Volume 495: debated on Tuesday 30 June 2009

To ask the Secretary of State for Children, Schools and Families (1) what funding his Department has given to the Learning Outside the Classroom programme in each of the last three years; and what funding has been allocated to the programme for each of the next three years; (282418)

(2) how many schools have indicated their support for the Learning Outside the Classroom Manifesto in each year since its launch;

(3) how many children of each age in each region experienced learning outside the classroom in each of the three years (a) before and (b) after the launch of the Learning Outside the Classroom Manifesto.

A breakdown of the Department’s investment in England into the Learning Outside the Classroom (LOtC) programme is set out as follows:

Financial year

Funding (£)

2006-07

1,750,000

2007-08

1,560,000

2008-09

1,500,000

This year the Department is funding the newly established Council for Learning Outside the Classroom £740,000 to take forward the aims of the Manifesto. Funding beyond this financial year has not yet been agreed.

There are currently 1,698 signatories to the Manifesto, including 199 schools. We also know from the huge interest and enthusiasm from schools for last year’s LOtC Awards that schools and teachers recognise the importance of different activities outside of the classroom in supporting learning and development for their young people.
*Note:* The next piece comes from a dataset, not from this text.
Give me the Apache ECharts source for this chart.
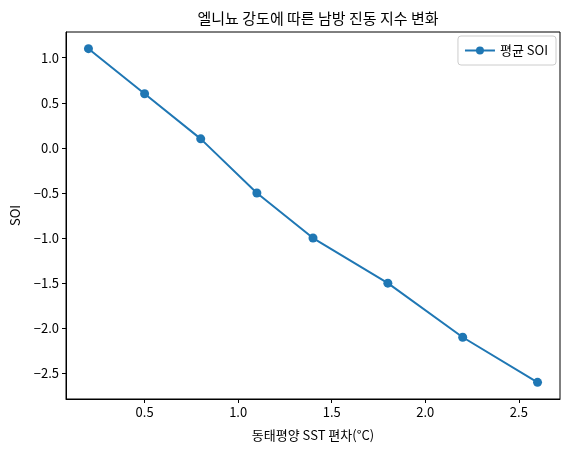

The Department does not collect data on how many children experience learning outside the classroom. However, we know that most schools do provide learning outside the classroom and recognise its importance. The 2006 NFER survey confirmed that schools were doing the same, or more, learning outside the classroom than before and they expect to do the same or more in future. Changes to the secondary curriculum are designed to encourage ‘curriculum opportunities’ outside the classroom and the proposed new primary curriculum, to be introduced from 2011, which is currently subject to consultation, will also reflect the need for teachers to engage pupils with these experiences.